**Description of the task**
Skip all pictures. Write out the data below from its first line through the line that contains "21, 22, 23];".

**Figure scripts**
##############################
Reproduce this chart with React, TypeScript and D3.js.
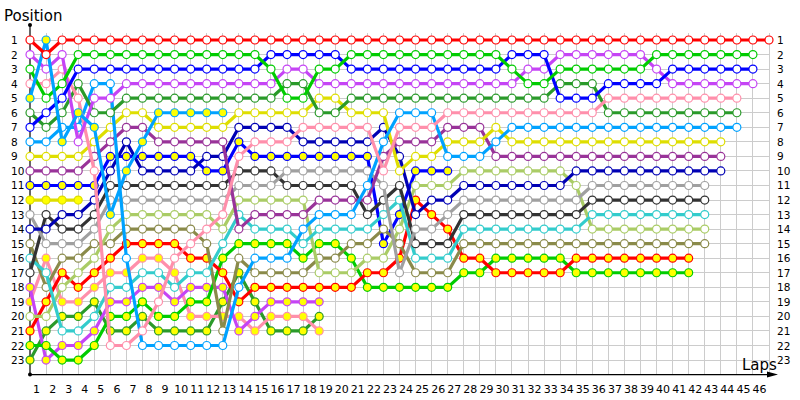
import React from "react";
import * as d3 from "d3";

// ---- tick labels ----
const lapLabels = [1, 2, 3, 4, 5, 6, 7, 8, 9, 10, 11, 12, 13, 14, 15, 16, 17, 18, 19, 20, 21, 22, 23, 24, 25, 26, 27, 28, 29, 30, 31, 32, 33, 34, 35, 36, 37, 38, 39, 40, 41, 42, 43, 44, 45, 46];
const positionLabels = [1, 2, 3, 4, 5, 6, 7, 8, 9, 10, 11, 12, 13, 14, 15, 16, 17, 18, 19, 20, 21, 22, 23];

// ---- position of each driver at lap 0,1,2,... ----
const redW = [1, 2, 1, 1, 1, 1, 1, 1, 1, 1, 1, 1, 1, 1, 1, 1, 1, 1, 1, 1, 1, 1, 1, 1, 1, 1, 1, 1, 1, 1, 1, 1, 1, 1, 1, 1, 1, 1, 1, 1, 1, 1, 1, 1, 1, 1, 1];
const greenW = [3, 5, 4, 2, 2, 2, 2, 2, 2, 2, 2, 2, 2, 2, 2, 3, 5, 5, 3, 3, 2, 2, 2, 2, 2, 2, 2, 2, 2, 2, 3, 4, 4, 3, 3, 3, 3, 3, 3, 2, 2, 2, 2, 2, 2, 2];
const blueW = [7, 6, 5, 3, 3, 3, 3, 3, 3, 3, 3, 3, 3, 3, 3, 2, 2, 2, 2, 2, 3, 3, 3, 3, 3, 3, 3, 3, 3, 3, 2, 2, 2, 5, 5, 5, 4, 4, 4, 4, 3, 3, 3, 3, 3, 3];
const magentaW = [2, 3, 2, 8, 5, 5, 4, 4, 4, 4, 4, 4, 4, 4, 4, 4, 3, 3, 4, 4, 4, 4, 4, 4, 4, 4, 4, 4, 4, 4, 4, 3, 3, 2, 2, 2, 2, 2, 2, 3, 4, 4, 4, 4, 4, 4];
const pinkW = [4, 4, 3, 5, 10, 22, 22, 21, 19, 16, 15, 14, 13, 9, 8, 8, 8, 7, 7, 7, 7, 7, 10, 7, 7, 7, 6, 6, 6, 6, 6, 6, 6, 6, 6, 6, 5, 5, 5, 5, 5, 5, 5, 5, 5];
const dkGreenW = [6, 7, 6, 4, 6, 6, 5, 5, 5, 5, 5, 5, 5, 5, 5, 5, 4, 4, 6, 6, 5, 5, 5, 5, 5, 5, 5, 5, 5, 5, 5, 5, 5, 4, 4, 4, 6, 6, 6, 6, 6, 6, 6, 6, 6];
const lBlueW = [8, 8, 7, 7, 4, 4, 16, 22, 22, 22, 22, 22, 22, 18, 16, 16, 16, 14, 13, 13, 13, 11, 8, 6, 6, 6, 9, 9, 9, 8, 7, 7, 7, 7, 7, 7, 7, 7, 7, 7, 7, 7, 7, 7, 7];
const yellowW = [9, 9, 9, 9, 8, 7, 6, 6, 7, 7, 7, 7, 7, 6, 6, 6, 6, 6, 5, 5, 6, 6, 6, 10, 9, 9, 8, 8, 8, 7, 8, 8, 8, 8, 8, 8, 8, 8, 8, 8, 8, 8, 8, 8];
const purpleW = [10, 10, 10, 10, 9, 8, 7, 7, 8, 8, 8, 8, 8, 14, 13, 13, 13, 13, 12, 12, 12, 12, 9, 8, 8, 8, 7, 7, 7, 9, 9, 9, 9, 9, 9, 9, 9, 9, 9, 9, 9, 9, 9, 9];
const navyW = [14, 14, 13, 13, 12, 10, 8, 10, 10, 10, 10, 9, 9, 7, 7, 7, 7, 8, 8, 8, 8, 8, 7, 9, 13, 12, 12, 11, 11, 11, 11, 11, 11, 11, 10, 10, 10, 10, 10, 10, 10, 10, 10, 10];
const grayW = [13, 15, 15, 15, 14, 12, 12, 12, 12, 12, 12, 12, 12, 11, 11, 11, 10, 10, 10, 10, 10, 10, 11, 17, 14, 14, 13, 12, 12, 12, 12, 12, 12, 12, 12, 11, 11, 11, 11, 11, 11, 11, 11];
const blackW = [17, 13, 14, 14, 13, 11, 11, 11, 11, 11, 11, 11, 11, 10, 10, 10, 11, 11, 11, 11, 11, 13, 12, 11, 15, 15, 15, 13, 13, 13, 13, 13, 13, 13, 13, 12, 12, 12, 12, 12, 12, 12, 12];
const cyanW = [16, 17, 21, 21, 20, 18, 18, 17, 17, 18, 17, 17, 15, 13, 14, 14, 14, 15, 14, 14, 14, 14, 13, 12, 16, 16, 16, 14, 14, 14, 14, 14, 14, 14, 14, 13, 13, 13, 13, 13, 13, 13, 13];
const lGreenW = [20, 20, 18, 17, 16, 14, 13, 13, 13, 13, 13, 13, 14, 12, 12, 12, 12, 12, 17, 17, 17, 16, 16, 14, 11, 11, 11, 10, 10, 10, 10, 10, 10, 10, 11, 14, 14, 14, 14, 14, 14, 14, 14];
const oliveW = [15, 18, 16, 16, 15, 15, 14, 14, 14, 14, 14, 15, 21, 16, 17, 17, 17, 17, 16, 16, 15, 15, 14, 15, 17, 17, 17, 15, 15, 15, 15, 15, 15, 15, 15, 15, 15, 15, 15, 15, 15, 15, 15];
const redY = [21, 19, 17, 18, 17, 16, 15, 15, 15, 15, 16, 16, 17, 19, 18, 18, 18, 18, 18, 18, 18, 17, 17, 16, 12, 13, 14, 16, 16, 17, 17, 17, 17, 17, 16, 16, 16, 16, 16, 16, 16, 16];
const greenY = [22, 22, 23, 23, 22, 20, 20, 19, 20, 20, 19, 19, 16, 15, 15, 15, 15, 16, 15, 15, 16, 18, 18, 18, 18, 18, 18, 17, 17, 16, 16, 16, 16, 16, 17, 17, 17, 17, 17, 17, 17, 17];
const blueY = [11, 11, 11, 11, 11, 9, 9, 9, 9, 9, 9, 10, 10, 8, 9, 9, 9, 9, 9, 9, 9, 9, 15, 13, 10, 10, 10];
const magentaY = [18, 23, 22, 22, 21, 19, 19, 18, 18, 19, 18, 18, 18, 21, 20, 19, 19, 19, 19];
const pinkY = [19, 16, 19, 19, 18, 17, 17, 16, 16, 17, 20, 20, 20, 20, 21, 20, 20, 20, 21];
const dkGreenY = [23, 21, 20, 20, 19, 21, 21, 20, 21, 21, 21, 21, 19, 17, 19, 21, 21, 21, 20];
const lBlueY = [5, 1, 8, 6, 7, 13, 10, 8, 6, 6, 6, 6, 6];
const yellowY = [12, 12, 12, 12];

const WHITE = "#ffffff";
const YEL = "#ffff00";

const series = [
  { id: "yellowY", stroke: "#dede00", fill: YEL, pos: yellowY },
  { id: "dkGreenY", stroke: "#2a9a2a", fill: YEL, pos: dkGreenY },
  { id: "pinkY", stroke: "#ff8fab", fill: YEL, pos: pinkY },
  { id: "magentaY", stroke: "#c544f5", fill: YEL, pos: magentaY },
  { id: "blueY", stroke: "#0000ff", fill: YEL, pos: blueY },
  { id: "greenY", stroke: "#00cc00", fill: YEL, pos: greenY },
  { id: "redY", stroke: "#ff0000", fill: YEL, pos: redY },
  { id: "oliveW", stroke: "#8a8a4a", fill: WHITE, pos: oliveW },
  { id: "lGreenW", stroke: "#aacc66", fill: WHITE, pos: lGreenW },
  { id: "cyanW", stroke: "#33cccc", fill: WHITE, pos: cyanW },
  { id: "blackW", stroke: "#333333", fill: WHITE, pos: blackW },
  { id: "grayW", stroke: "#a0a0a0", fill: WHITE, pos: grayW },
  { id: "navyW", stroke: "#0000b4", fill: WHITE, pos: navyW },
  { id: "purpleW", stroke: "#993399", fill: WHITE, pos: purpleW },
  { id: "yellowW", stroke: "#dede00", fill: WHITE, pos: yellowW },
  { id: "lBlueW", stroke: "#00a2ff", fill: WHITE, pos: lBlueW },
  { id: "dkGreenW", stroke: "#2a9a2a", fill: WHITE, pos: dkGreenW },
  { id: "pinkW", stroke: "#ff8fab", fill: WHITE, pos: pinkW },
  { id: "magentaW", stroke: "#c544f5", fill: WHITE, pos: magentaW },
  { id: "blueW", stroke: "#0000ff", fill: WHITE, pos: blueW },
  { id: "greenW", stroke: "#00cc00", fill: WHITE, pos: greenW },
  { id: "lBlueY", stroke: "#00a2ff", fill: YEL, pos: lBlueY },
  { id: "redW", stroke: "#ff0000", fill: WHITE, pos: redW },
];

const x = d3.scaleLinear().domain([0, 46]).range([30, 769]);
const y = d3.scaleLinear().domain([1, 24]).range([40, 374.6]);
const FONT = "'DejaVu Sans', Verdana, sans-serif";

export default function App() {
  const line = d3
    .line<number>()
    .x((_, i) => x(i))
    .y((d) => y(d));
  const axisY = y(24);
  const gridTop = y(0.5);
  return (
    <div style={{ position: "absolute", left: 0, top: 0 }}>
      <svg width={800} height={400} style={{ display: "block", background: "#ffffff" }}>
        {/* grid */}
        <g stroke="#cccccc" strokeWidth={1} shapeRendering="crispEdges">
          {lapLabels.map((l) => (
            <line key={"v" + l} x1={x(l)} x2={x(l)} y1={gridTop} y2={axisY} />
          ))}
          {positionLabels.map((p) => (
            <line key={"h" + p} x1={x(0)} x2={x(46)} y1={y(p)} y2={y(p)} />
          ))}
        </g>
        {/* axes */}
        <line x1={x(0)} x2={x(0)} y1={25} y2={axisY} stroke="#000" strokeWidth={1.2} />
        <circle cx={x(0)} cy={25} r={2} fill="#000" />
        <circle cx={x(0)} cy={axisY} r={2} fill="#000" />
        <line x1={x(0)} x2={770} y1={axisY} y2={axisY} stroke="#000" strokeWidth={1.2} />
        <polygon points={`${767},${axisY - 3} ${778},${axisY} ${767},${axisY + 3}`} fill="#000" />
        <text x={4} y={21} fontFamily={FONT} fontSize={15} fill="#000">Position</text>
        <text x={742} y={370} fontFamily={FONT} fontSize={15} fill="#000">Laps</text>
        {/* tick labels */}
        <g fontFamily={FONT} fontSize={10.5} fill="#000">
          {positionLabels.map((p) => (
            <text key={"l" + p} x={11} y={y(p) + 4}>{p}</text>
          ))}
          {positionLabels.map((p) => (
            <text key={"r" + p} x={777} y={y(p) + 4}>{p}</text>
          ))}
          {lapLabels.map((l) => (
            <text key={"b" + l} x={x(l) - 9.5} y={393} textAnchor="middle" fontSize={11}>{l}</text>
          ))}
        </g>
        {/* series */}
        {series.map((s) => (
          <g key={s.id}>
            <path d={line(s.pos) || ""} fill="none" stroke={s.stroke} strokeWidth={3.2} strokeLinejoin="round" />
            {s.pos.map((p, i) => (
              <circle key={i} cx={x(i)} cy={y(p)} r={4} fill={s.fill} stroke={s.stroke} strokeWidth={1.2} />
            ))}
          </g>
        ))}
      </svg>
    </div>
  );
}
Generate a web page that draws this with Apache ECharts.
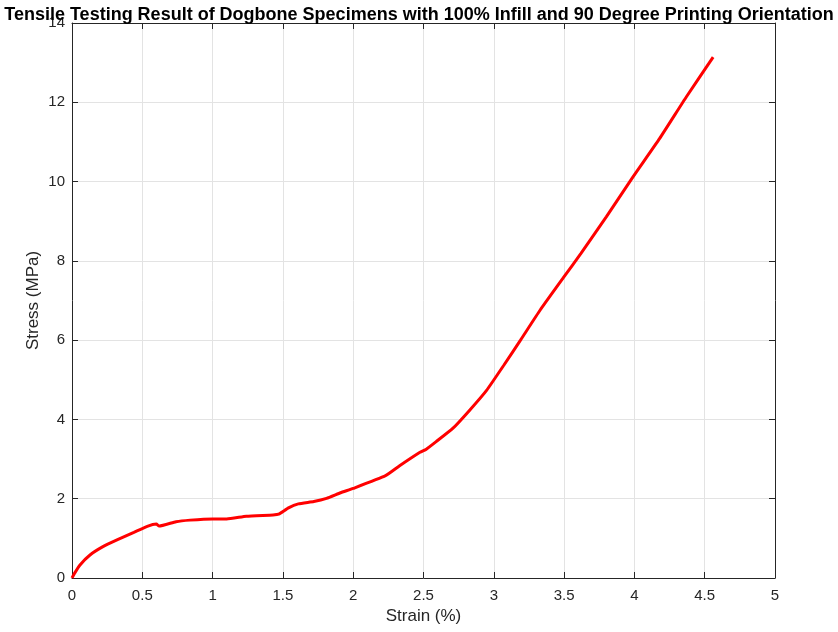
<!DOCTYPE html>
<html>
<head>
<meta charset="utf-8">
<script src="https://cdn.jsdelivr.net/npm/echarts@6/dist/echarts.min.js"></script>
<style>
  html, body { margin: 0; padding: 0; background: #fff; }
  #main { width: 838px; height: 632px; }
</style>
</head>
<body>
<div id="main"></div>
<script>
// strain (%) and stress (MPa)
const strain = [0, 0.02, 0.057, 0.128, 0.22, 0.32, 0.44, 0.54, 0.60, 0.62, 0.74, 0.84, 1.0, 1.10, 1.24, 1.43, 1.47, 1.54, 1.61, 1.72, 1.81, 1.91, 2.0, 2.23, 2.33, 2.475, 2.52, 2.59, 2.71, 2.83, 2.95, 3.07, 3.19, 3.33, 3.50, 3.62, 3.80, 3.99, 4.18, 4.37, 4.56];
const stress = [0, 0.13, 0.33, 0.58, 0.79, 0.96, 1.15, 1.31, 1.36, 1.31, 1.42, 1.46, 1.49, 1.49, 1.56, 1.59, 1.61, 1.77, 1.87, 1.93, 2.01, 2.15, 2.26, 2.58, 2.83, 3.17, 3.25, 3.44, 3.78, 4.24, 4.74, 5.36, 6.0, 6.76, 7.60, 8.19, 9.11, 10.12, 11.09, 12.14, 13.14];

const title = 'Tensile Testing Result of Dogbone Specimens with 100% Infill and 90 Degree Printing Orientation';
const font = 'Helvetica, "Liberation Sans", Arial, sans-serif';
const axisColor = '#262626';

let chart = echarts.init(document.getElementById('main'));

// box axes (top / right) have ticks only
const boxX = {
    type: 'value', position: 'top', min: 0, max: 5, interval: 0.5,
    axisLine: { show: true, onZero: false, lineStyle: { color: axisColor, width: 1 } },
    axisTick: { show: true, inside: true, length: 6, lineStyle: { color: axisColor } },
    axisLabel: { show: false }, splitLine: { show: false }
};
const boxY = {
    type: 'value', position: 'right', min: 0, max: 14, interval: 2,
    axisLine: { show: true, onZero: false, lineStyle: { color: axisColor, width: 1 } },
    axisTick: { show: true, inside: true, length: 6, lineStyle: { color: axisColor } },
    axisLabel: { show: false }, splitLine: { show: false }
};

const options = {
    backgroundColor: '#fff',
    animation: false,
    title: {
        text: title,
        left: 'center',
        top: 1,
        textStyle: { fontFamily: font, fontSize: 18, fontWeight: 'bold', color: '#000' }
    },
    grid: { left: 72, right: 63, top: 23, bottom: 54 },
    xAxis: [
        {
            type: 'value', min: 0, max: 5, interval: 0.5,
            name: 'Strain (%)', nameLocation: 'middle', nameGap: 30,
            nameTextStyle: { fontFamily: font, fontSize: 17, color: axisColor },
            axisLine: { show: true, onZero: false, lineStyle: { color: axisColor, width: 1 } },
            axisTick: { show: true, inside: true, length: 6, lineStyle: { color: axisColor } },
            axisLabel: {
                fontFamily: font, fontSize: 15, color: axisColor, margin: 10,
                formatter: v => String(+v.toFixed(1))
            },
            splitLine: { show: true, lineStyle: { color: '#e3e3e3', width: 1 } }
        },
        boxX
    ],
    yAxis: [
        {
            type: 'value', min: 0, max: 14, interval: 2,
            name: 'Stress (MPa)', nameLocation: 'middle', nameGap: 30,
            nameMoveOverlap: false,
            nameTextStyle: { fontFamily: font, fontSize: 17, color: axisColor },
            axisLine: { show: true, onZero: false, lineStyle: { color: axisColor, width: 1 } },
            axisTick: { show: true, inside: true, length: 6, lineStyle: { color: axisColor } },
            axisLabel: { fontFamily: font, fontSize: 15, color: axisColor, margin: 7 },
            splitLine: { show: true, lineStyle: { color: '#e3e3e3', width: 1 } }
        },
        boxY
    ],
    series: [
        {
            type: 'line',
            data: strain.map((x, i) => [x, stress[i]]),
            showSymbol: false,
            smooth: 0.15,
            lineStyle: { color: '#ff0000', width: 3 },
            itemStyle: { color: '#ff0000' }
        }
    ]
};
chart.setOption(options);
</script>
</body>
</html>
##############################
**Task solution**
Reproduce this chart with React, TypeScript and D3.js.
import React from "react";
import * as d3 from "d3";

// ---- tick labels ----
const lapLabels = [1, 2, 3, 4, 5, 6, 7, 8, 9, 10, 11, 12, 13, 14, 15, 16, 17, 18, 19, 20, 21, 22, 23, 24, 25, 26, 27, 28, 29, 30, 31, 32, 33, 34, 35, 36, 37, 38, 39, 40, 41, 42, 43, 44, 45, 46];
const positionLabels = [1, 2, 3, 4, 5, 6, 7, 8, 9, 10, 11, 12, 13, 14, 15, 16, 17, 18, 19, 20, 21, 22, 23];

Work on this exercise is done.